Our story starts on the campaign trail in Texas. It's show time at the Mesquite Rodeo where the cowboys are trying to stay on the bucking broncos for longer than eight seconds.

"It's Josh Cole, Texas cowboy," touts the announcer. "It's a good horse and a good cowboy. Here we go."

The band plays, a buzzer sounds, the crowd cheers, and then the crowd groans.

Sadly, this young cowboy takes a tumble. That feeling of being abruptly unseated has now become a familiar one to members of the Democrats' congressional delegation from Texas, and it's because of gerrymandering - the redrawing of district lines for political advantage - which is quietly, but stealthily, changing the face of American democracy.

The power of line-drawing is quite extreme, and at this point, it's largely unregulated. People can, in most states, do whatever they can get away with.

"It was very important to me," says Phil King, Texas State Representative, "to make sure that our president from Texas, George Bush, had a Republican House to work with him on his agenda in his second term."

Jim Dunnam, Texas House member, sees it differently. "What this was clearly an attempt by the people in power to change the result of elections by artificial means. And that is not democracy."

The U.S. political system is often believed to be all about government for the people, by the people. But, in the last few years, the booming practice of gerrymandering is having a deep and lasting impact on American democracy. That impact can be seen in Texas, the setting for one of the most controversial and bitterly contested re-districting fights ever witnessed.

Thanks to sophisticated computer programs, political boundaries all over the United States are being redrawn to all but guarantee results. Gerrymandering has also led to some strangely shaped congressional districts.
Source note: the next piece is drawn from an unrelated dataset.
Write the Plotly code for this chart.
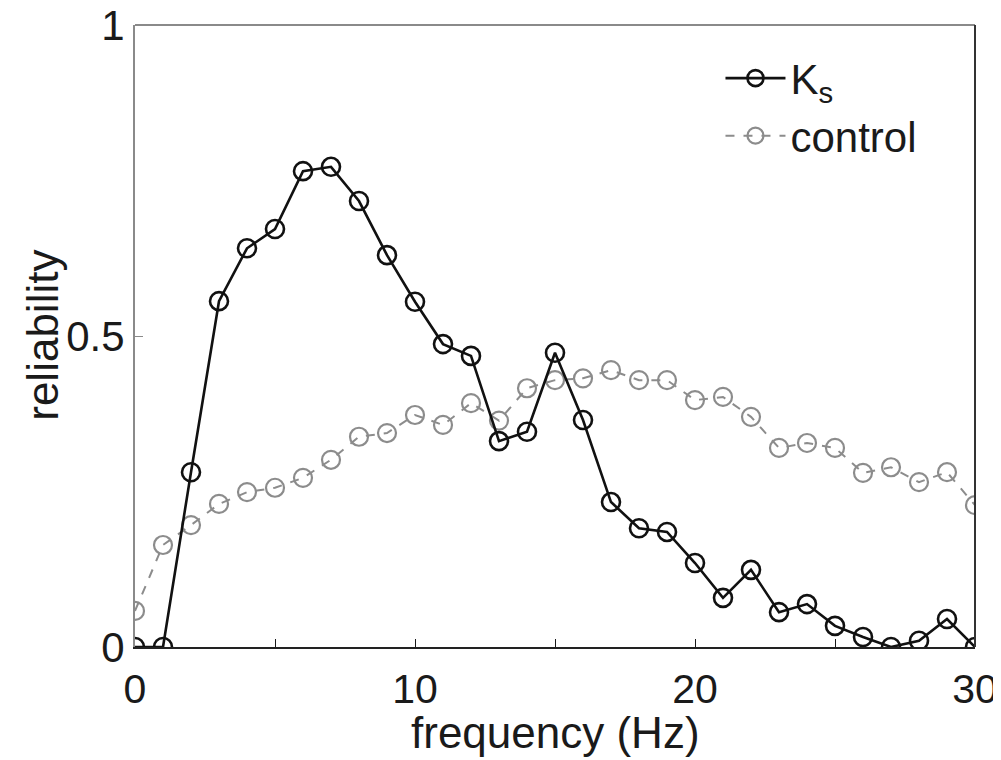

One's known as the "strip of bacon" because it's long and thin; another supposedly resembles a "supine seahorse." A third, an "upside down Chinese dragon." Whatever that is.

Simply by redrawing the lines of his district with the click of a mouse, the Republicans, who hold power in Texas, forced Democratic Congressman Jim Turner into a district he knew he couldn't possibly win. That's why Turner, after 8 years in Congress, simply chose to quit.
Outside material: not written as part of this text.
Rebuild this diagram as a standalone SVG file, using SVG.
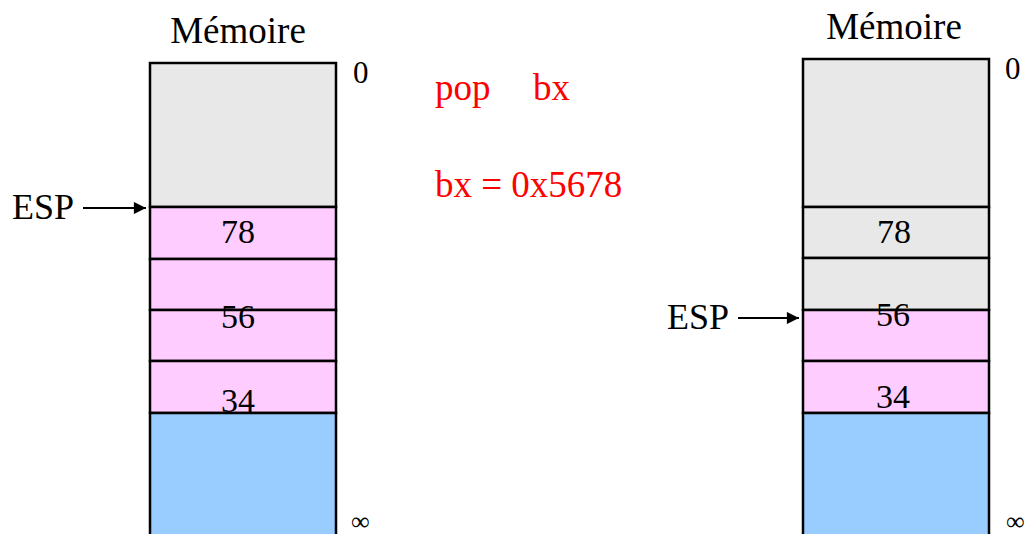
<svg xmlns="http://www.w3.org/2000/svg" width="1026" height="534" viewBox="0 0 1026 534">
<style>
text{font-family:"Liberation Serif","Times New Roman",serif;fill:#000}
.cell{stroke:#000;stroke-width:2.5}
.g{fill:#E8E8E8}.p{fill:#FFCCFF}.b{fill:#99CCFF}
.t{font-size:34px;text-anchor:middle}
.h{font-size:37px;text-anchor:middle}
.e{font-size:36px}
.s{font-size:31px}
.i{font-size:26px}
.r{font-size:37px;fill:#FF0000}
.c{stroke:#000;stroke-width:2.2;fill:none}
</style>
<defs>
<marker id="ah" viewBox="0 0 10 10" refX="10" refY="5" markerWidth="7" markerHeight="5.5" orient="auto" markerUnits="strokeWidth">
<path d="M0,0L10,5L0,10z" fill="#000"/>
</marker>
</defs>
<g id="left-stack">
<text class="h" x="238" y="43">Mémoire</text>
<rect class="cell g" x="150" y="63" width="186" height="144"/>
<rect class="cell p" x="150" y="207" width="186" height="52"/>
<rect class="cell p" x="150" y="259" width="186" height="51"/>
<rect class="cell p" x="150" y="310" width="186" height="51"/>
<rect class="cell p" x="150" y="361" width="186" height="52"/>
<rect class="cell b" x="150" y="413" width="186" height="130"/>
<text class="t" x="238" y="243">78</text>
<text class="t" x="238" y="328">56</text>
<text class="t" x="238" y="412">34</text>
<text class="s" x="353" y="83">0</text>
<text class="i" x="351" y="530">∞</text>
<text class="e" x="12" y="219">ESP</text>
</g>
<g id="instruction">
<text class="r" x="435" y="100">pop</text>
<text class="r" x="533" y="100">bx</text>
<text class="r" x="435" y="197">bx = 0x5678</text>
</g>
<g id="right-stack">
<text class="h" x="894" y="39">Mémoire</text>
<rect class="cell g" x="803" y="59" width="186" height="148"/>
<rect class="cell g" x="803" y="207" width="186" height="51"/>
<rect class="cell g" x="803" y="258" width="186" height="52"/>
<rect class="cell p" x="803" y="310" width="186" height="51"/>
<rect class="cell p" x="803" y="361" width="186" height="52"/>
<rect class="cell b" x="803" y="413" width="186" height="130"/>
<text class="t" x="894" y="243">78</text>
<text class="t" x="893" y="326">56</text>
<text class="t" x="893" y="408">34</text>
<text class="s" x="1005" y="79">0</text>
<text class="i" x="1006" y="530">∞</text>
<text class="e" x="667" y="329">ESP</text>
</g>
<g id="connectors">
<line class="c" x1="83" y1="208" x2="146" y2="208" marker-end="url(#ah)"/>
<line class="c" x1="738" y1="318" x2="799" y2="318" marker-end="url(#ah)"/>
</g>
</svg>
"The redistricting lines that were drawn by the Republicans in Texas," says Turner, "were clearly aimed at trying to eliminate as many Democrats as possible from the Texas delegation to Congress. And so I happened to be, I guess, the member that was targeted most effectively, because my district was cut into 6 different pieces. And the part that I live in was put into a district that's been represented by a Republican congressman for almost 20 years. And that district was heavily Republican. So, it didn't take too much analysis to know that I had no reasonable chance of being elected in that district. So I chose not to seek re-election."

The U.S. Constitution requires that a census is taken every ten years and the results used to redraw congressional boundaries. The founding fathers expected their new country to grow. Redistricting would take into account population shifts. By and large, the boundaries are redrawn by the party in control of each state legislature at the time. In Texas, there was deadlock between the parties in 2001, the regular year for redistricting, so the job was handed to the courts, which drew boundaries that preserved the Congressional majority of the Democrats.

But when the Republicans took control of the state House a year later, they returned to the redistricting table, setting out to eliminate seven Democratic seats. With minority representation protected by the Voting Rights Act, the seats affected belonged to senior, white Democrats, among them, Dallas congressman Martin Frost.